Das neue Thermomanagement verteilt die Wärme und Kälte über das Kühlwasser, indem eine Wärmepumpe mit Kühlmittelpumpen und –ventilen kombiniert wird. Die Pumpe nutzt somit die wenige Wärme, die auch in einem Stromer produziert wird. Ebenso kann die Bremsenergie in Strom umgewandelt und in die Batterie eingespeist werden. Auch hier entsteht Wärme. Damit sind laut Bosch bis zu 25 Prozent mehr Reichweite im winterlichen Stadtbetrieb möglich – ohne, dass die Batterie verändert werden muss.

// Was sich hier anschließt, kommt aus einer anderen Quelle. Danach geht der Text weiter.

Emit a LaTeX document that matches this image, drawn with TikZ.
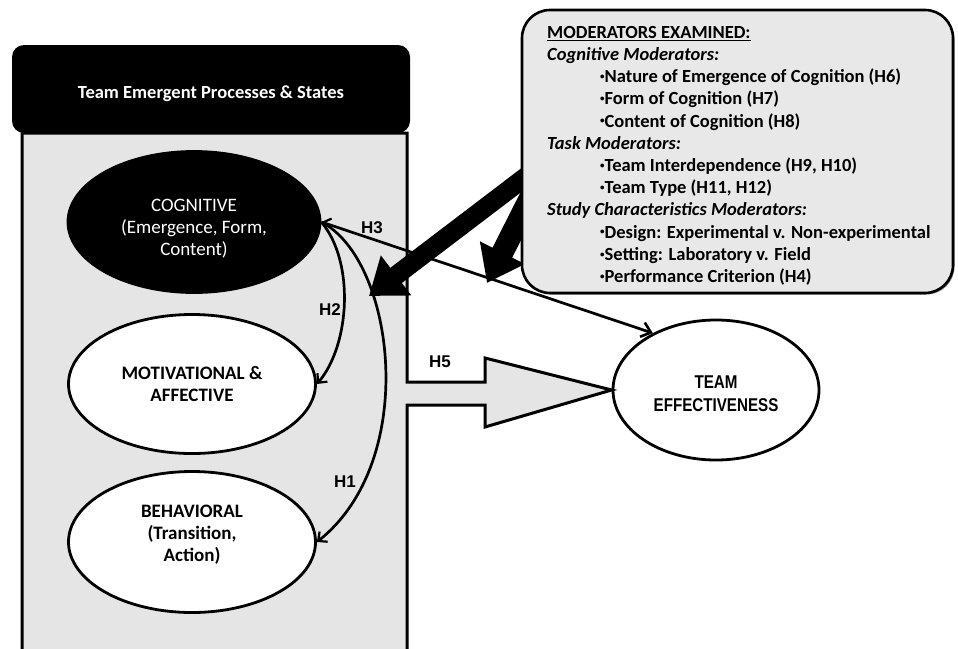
\documentclass[tikz,border=0pt]{standalone}
\usepackage{fontspec}
\setmainfont{Carlito}
\newfontfamily\hfont{Liberation Sans}
\newfontfamily\narrowfont[FakeStretch=0.82]{Liberation Sans}
\usetikzlibrary{positioning, arrows.meta, shapes.geometric, shadows}

\newcommand{\modbullet}{\hspace*{53pt}\raisebox{0.35ex}{\fontsize{9}{9}\selectfont•}}

\begin{document}
\begin{tikzpicture}[
  x=1pt, y=-1pt,
  state/.style={draw, ellipse, line width=2.8pt, fill=white, inner sep=0pt,
    minimum width=247pt, minimum height=139pt, align=center,
    font=\fontsize{19}{22}\selectfont\bfseries},
  hlabel/.style={font=\hfont\fontsize{17}{18}\selectfont\bfseries},
  link/.style={line width=2.7pt, -{Straight Barb[length=7pt,width=13pt,line width=2.2pt]}},
  bigarrow/.style={line width=19pt, -{Triangle[length=34pt,width=48pt]}},
]
  \useasboundingbox (0,0) rectangle (958,648);
  \clip (0,0) rectangle (958,648);

  % outcome
  \node[state, minimum width=206pt, minimum height=140pt,
        font=\narrowfont\fontsize{18.5}{23}\selectfont\bfseries] (te) at (716,390)
    {\rule{0pt}{21pt}TEAM\\EFFECTIVENESS};

  % left panel with the H5 block arrow
  \draw[line width=3pt, fill=black!10]
    (22,133) -- (407,133) -- (407,382) -- (485,382) -- (485,358) -- (te.west)
    -- (485,427) -- (485,405) -- (407,405) -- (407,670) -- (22,670) -- cycle;
  \node[fill=black, rounded corners=12pt, minimum width=398pt, minimum height=88pt,
        text=white, font=\fontsize{18.5}{22}\selectfont\bfseries] (header) at (211,89)
    {\rule{0pt}{23pt}Team Emergent Processes \& States};

  \node[state, fill=black, text=white, minimum width=252pt, minimum height=141pt,
        font=\fontsize{19}{22}\selectfont] (cog) at (194,222)
    {\rule{0pt}{25pt}COGNITIVE\\(Emergence, Form,\\Content)};
  \node[state] (mot) at (192,384) {MOTIVATIONAL \&\\AFFECTIVE};
  \node[state, minimum height=141pt] (beh) at (192,542)
    {BEHAVIORAL\\(Transition,\\Action)\rule[-18pt]{0pt}{1pt}};

  % moderators
  \coordinate (m1) at (532,172);
  \coordinate (t1) at (369,296);
  \coordinate (m2) at (534,190);
  \coordinate (t2) at (487,283);
  \draw[bigarrow] (m1) -- (t1);
  \draw[bigarrow, line width=22pt] (m2) -- (t2);
  \node[draw, line width=2.6pt, fill=black!9, rounded corners=28pt,
        minimum width=431pt, minimum height=283pt,
        drop shadow={shadow xshift=1.5pt, shadow yshift=-1.5pt, fill=black}]
    (mods) at (737.5,151.5) {};
  \node[anchor=north west, inner sep=0pt, align=left,
        font=\fontsize{18.5}{22.2}\selectfont\bfseries] (modtext) at (547,26)
    {\underline{MODERATORS EXAMINED:}\\
     \textit{Cognitive Moderators:}\\
     \modbullet Nature of Emergence of Cognition (H6)\\
     \modbullet Form of Cognition (H7)\\
     \modbullet Content of Cognition (H8)\\
     \textit{Task Moderators:}\\
     \modbullet Team Interdependence (H9, H10)\\
     \modbullet Team Type (H11, H12)\\
     \textit{Study Characteristics Moderators:}\\
     \modbullet Design: Experimental v. Non-experimental\\
     \modbullet Setting: Laboratory v. Field\\
     \modbullet Performance Criterion (H4)};

  % hypotheses
  \draw[link, {Straight Barb[length=7pt,width=13pt,line width=2.2pt]}-{Straight Barb[length=9pt,width=15pt,line width=2.6pt]}]
    (cog.east) -- (te.138);
  \draw[link] (cog.east) .. controls (355,262) and (350,345) .. (mot.east);
  \draw[link] (cog.east) .. controls (395,260) and (420,460) .. (beh.east);
  \node[hlabel] (h3) at (372,228) {H3};
  \node[hlabel] (h2) at (330,310) {H2};
  \node[hlabel] (h1) at (345,482) {H1};
  \node[hlabel] (h5) at (440,362) {H5};
\end{tikzpicture}
\end{document}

Herausforderung Lebenszyklus
Die Experten sind sich weitgehend einig: Früher oder später werden – trotz möglicher Innovationen - wohl auch die Lithium-Ion-Akkus an ihren Grenzen stoßen. Was muss aber passieren, wenn man über die Energiedichte von 300 Kilowattstunden pro Kilogramm hinaus möchte? Neue Perspektiven, so hofft man, eröffnen sich mit den beiden großen Entwicklungslinien: Lithium-Schwefel- und Lithium-Luft-Akkus. Damit könnte man zumindest theoretisch eine etwa dreimal höhere Energiedichte erzielen. Das heißt, 700 bis 900 Wattstunden pro Kilogramm. Ob diese Akkus dann auch mit einer Lebensdauer von tausend Zyklen gesegnet sein werden, bleibt abzuwarten. Es gilt: Je größer die Energiedichte, umso größer ist das potenzielle Risiko, dass die Zellen ausbrennen. Wobei es im Bereich der Ladezeit eher weniger Probleme geben soll. „Geringere Ladezeiten sind in Bezug auf die Batterietechnologien nahezu kein Problem“, kommentiert Schuller. „Das Problem besteht in der Infrastruktur. Da es aktuell nahezu keine Möglichkeiten gibt, Schnellladestationen zu betreiben.“
Herausforderung Preis
Darüber hinaus müssen die Elektroautos noch erheblich günstiger werden, damit sie aus ihrem Schattendasein heraustreten können. Erst kürzlich kündigte US-Elektroautohersteller Tesla an in zwei Jahren mit der Produktion eines 31.000 Euro E-Cars zu beginnen. Wie auch immer sich die Technologie entwickeln wird: „Die Elektrifizierung steht nicht in Konkurrenz zum Verbrennungsmotor, sondern ergänzt ihn“, verdeutlicht Bulander. Es liegt auf der Hand: Bis weit ins nächste Jahrzehnt hinein wird es kein „Entweder-oder, sondern ein Sowohl-als-auch von Kraftstoff- und Elektro-betriebenen Fahrzeugen geben. So werden in den nächsten fünf Jahren noch 98 Prozent aller Neufahrzeuge mindestens teilweise mit fossilen Kraftstoffen angetrieben. Denner gibt sich zuversichtlich und prognostiziert, dass 2025 rund 15 Prozent aller weltweit hergestellten Autos einen elektrischen Antrieb aufweisen. In Europa, so glaubt er, wird dann voraussichtlich mehr als ein Drittel aller neuen Fahrzeuge elektrisch angetrieben, die Mehrzahl als Hybrid.